*Input material*
....
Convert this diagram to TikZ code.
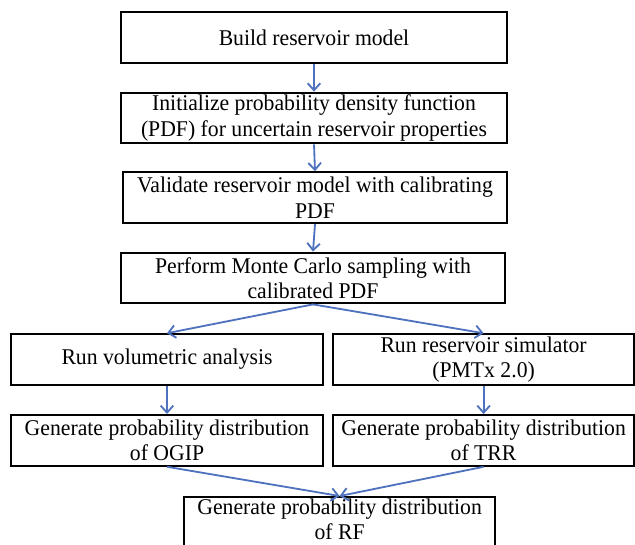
\documentclass[tikz,border=0pt]{standalone}
\usepackage{fontspec}
\setmainfont{Liberation Serif}[FakeStretch=0.965]
\usetikzlibrary{arrows.meta}
\definecolor{flowblue}{RGB}{79,114,190}

\begin{document}
\begin{tikzpicture}
    \useasboundingbox (0,0) rectangle (15.875,-13.625);
    \clip (0,0) rectangle (15.875,-13.625);

    \begin{scope}[
        every node/.style = {shape=rectangle, draw, line width=1.4pt, align=center,
            inner sep=0pt, minimum height=1.27cm, font=\fontsize{16}{18}\selectfont}]
        \node[minimum width=9.65cm] (B) at (7.85,-0.94) {Build reservoir model};
        \node[minimum width=9.65cm] (I) at (7.85,-2.95) {Initialize probability density function\\(PDF) for uncertain reservoir properties};
        \node[minimum width=9.6cm] (V) at (7.875,-4.94) {Validate reservoir model with calibrating\\PDF};
        \node[minimum width=9.6cm] (M) at (7.825,-6.95) {Perform Monte Carlo sampling with\\calibrated PDF};
        \node[minimum width=7.8cm] (A) at (4.175,-8.99) {Run volumetric analysis};
        \node[minimum width=7.525cm] (S) at (12.09,-8.99) {Run reservoir simulator\\(PMTx 2.0)};
        \node[minimum width=7.8cm] (O) at (4.175,-11.01) {Generate probability distribution\\of OGIP};
        \node[minimum width=7.525cm] (T) at (12.09,-11.01) {Generate probability distribution\\of TRR};
        % bottom edge runs off the page
        \node[minimum width=7.775cm, anchor=north, text height=30.5pt, text depth=14pt] (R) at (8.49,-12.4) {Generate probability distribution\\of RF};
    \end{scope}

    \begin{scope}[flowblue, line width=1.3pt, -{Straight Barb[length=5pt,width=9pt]}]
    \path (B.south) edge (I.north);
    \path (I.south) edge (V.north);
    \path (V.south) edge (M.north);
    \path (M.south) edge (A.north);
    \path (M.south) edge (S.north);
    \path (A.south) edge (O.north);
    \path (S.south) edge (T.north);
    \path (O.south) edge (R.north);
    \path (T.south) edge (R.north);
    \end{scope}

  \end{tikzpicture}
\end{document}
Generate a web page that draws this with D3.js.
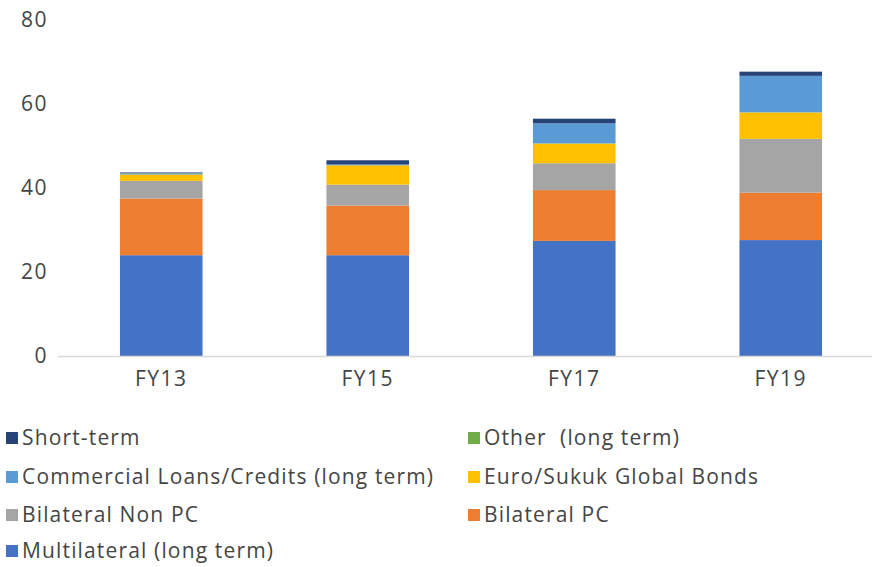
<!DOCTYPE html>
<html><head><meta charset="utf-8">
<script src="https://cdn.jsdelivr.net/npm/d3@7"></script>
<style>body{margin:0;background:#fff}svg{display:block}</style>
</head><body><svg id="c" width="872" height="567"></svg>
<script>
const categories = ["FY13","FY15","FY17","FY19"];
const multilateral = [24.0, 24.0, 27.4, 27.6];
const bilateralPC = [13.5, 11.8, 12.1, 11.3];
const bilateralNonPC = [4.2, 5.0, 6.4, 12.8];
const euroSukuk = [1.5, 4.6, 4.7, 6.3];
const commercial = [0.2, 0.2, 4.8, 8.7];
const other = [0.1, 0.0, 0.0, 0.0];
const shortTerm = [0.2, 1.0, 1.1, 1.0];
const yTicks = [0,20,40,60,80];

const series = [
  {name:"Multilateral (long term)", values:multilateral, color:"#4472C4"},
  {name:"Bilateral PC", values:bilateralPC, color:"#ED7D31"},
  {name:"Bilateral Non PC", values:bilateralNonPC, color:"#A5A5A5"},
  {name:"Euro/Sukuk Global Bonds", values:euroSukuk, color:"#FFC000"},
  {name:"Commercial Loans/Credits (long term)", values:commercial, color:"#5B9BD5"},
  {name:"Other  (long term)", values:other, color:"#70AD47"},
  {name:"Short-term", values:shortTerm, color:"#264478"}
];
const legendOrder = ["Short-term","Other  (long term)","Commercial Loans/Credits (long term)","Euro/Sukuk Global Bonds","Bilateral Non PC","Bilateral PC","Multilateral (long term)"];

const font = "'Open Sans', Lato, sans-serif";
const svg = d3.select("#c");
const x = d3.scaleBand().domain(categories).range([58, 884]).paddingInner(0.6).paddingOuter(0.3);
const y = d3.scaleLinear().domain([0,80]).range([356, 20]);

const rows = categories.map((c,i)=>{const o={cat:c}; series.forEach(s=>o[s.name]=s.values[i]); return o;});
const stacked = d3.stack().keys(series.map(s=>s.name))(rows);

svg.append("g").selectAll("g").data(stacked).join("g")
  .attr("fill",(d,i)=>series[i].color)
  .selectAll("rect").data(d=>d).join("rect")
  .attr("x",d=>x(d.data.cat)).attr("width",x.bandwidth())
  .attr("y",d=>y(d[1])).attr("height",d=>Math.max(0,y(d[0])-y(d[1])));

svg.append("line").attr("x1",58).attr("x2",872).attr("y1",y(0)+0.5).attr("y2",y(0)+0.5)
  .attr("stroke","#d9d9d9").attr("stroke-width",1.5);

const yAxis = d3.axisLeft(y).tickValues(yTicks).tickSize(0).tickPadding(0);
const ga = svg.append("g").attr("transform","translate(48,0)").call(yAxis);
ga.select(".domain").remove();
ga.selectAll("text").attr("font-family",font).attr("font-size",21).attr("fill","#454545")
  .attr("letter-spacing",1.5);

const xAxis = d3.axisBottom(x).tickSize(0).tickPadding(0);
const gx = svg.append("g").attr("transform","translate(0,371)").call(xAxis);
gx.select(".domain").remove();
gx.selectAll("text").attr("font-family",font).attr("font-size",21).attr("fill","#454545")
  .attr("letter-spacing",1.5);

const colorOf = Object.fromEntries(series.map(s=>[s.name,s.color]));
const lg = svg.append("g").selectAll("g").data(legendOrder).join("g")
  .attr("transform",(d,i)=>`translate(${i%2===0?6:468},${[438,477,515,551][Math.floor(i/2)]})`);
lg.append("rect").attr("x",0).attr("y",-6).attr("width",12).attr("height",12).attr("fill",d=>colorOf[d]);
lg.append("text").attr("x",16).attr("y",0).attr("dy","0.35em").text(d=>d)
  .style("white-space","pre").attr("letter-spacing",1.15)
  .attr("font-family",font).attr("font-size",21).attr("fill","#454545");
</script></body></html>
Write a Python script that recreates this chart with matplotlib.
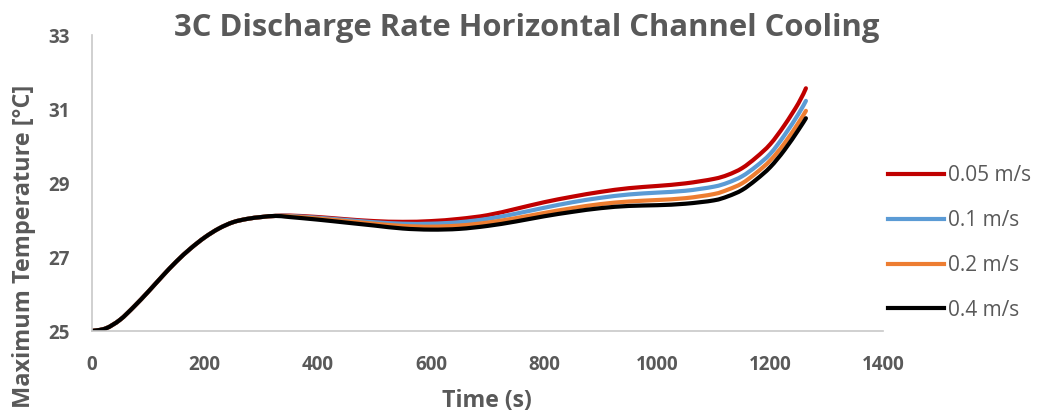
import matplotlib
matplotlib.use("Agg")
import matplotlib.pyplot as plt
from matplotlib.path import Path
from matplotlib.patches import PathPatch
from matplotlib.lines import Line2D

# ---- data ---------------------------------------------------------------
time_s = [0, 25, 50, 75, 100, 125, 150, 175, 200, 225, 250, 275, 300, 325,
          350, 400, 450, 500, 550, 600, 650, 700, 750, 800, 850, 900, 950,
          1000, 1050, 1100, 1125, 1150, 1175, 1200, 1225, 1250, 1263]

warmup = [25.00, 25.07, 25.30, 25.66, 26.06, 26.48, 26.88, 27.23, 27.53,
          27.77, 27.94, 28.03, 28.08, 28.11]

temp_005 = warmup + [28.12, 28.08, 28.02, 27.97, 27.95, 27.97, 28.03, 28.13,
                     28.30, 28.48, 28.63, 28.76, 28.86, 28.92, 28.99, 29.11,
                     29.22, 29.40, 29.69, 30.05, 30.56, 31.16, 31.56]
temp_01 = warmup + [28.11, 28.06, 28.00, 27.94, 27.90, 27.90, 27.94, 28.03,
                    28.17, 28.33, 28.48, 28.60, 28.69, 28.74, 28.79, 28.90,
                    29.01, 29.18, 29.45, 29.79, 30.29, 30.87, 31.22]
temp_02 = warmup + [28.10, 28.04, 27.97, 27.90, 27.84, 27.82, 27.85, 27.93,
                    28.05, 28.19, 28.32, 28.43, 28.50, 28.54, 28.59, 28.70,
                    28.82, 28.99, 29.27, 29.61, 30.07, 30.63, 30.95]
temp_04 = warmup + [28.08, 28.01, 27.93, 27.85, 27.77, 27.74, 27.76, 27.84,
                    27.96, 28.10, 28.22, 28.32, 28.38, 28.40, 28.44, 28.53,
                    28.64, 28.81, 29.09, 29.43, 29.89, 30.44, 30.75]

series_labels = ["0.05 m/s", "0.1 m/s", "0.2 m/s", "0.4 m/s"]
series_values = [temp_005, temp_01, temp_02, temp_04]
series_colors = ["#C00000", "#5B9BD5", "#ED7D31", "#000000"]

x_ticks = [0, 200, 400, 600, 800, 1000, 1200, 1400]
y_ticks = [25, 27, 29, 31, 33]

# ---- style --------------------------------------------------------------
FONT = "Open Sans"
GREY = "#595959"
LW = 3.0


def smooth_path(xs, ys):
    """Smoothed (cubic Bezier) path through every data point."""
    pts = list(zip(xs, ys))
    verts = [pts[0]]
    codes = [Path.MOVETO]
    n = len(pts)
    for i in range(n - 1):
        p0 = pts[i - 1] if i > 0 else pts[i]
        p1 = pts[i]
        p2 = pts[i + 1]
        p3 = pts[i + 2] if i + 2 < n else pts[i + 1]
        c1 = (p1[0] + (p2[0] - p0[0]) / 6.0, p1[1] + (p2[1] - p0[1]) / 6.0)
        c2 = (p2[0] - (p3[0] - p1[0]) / 6.0, p2[1] - (p3[1] - p1[1]) / 6.0)
        verts += [c1, c2, p2]
        codes += [Path.CURVE4] * 3
    return Path(verts, codes)


fig = plt.figure(figsize=(10.38, 4.15), dpi=100)
ax = fig.add_axes([91.6 / 1038, 1 - 331 / 415, (883.4 - 91.6) / 1038, (331 - 35) / 415])

for vals, col in zip(series_values, series_colors):
    patch = PathPatch(smooth_path(time_s, vals), fill=False, edgecolor=col,
                      linewidth=LW, capstyle="round", joinstyle="round")
    ax.add_patch(patch)

ax.set_xlim(0, 1400)
ax.set_ylim(25, 33)
ax.set_xticks(x_ticks)
ax.set_yticks(y_ticks)
ax.set_xticklabels([str(v) for v in x_ticks], fontfamily=FONT, fontweight="bold",
                   fontsize=13.5, color=GREY)
ax.set_yticklabels([str(v) for v in y_ticks], fontfamily=FONT, fontweight="bold",
                   fontsize=13.5, color=GREY)
ax.tick_params(axis="both", length=0)
ax.tick_params(axis="x", pad=17)
ax.tick_params(axis="y", pad=16)

for side in ("top", "right"):
    ax.spines[side].set_visible(False)
for side in ("left", "bottom"):
    ax.spines[side].set_color("#C8C8C8")
    ax.spines[side].set_linewidth(1.2)

fig.text(527 / 1038, 1 - 28 / 415, "3C Discharge Rate Horizontal Channel Cooling",
         ha="center", va="center", fontfamily=FONT, fontweight="bold",
         fontsize=22.3, color=GREY)
fig.text(487 / 1038, 1 - 401 / 415, "Time (s)", ha="center", va="center",
         fontfamily=FONT, fontweight="bold", fontsize=16.7, color=GREY)
fig.text(24 / 1038, 1 - 246 / 415, "Maximum Temperature [°C]", ha="center",
         va="center", rotation=90, fontfamily=FONT, fontweight="bold",
         fontsize=16.9, color=GREY)

handles = [Line2D([], [], color=c, linewidth=LW) for c in series_colors]
leg = fig.legend(handles, series_labels, loc="center left",
                 bbox_to_anchor=(880 / 1038, 1 - 243 / 415), frameon=False,
                 prop={"family": FONT, "size": 15}, handlelength=2.65,
                 handletextpad=0.2, labelspacing=1.14, borderaxespad=0)
for t in leg.get_texts():
    t.set_color(GREY)

fig.savefig("out.png", dpi=100)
....
*What is being asked*
Locate the word "script" in the records above, and return each line that has it.

*Answer below*
<script src="https://cdn.jsdelivr.net/npm/d3@7"></script>
<script>
</script></body></html>
Write a Python script that recreates this chart with matplotlib.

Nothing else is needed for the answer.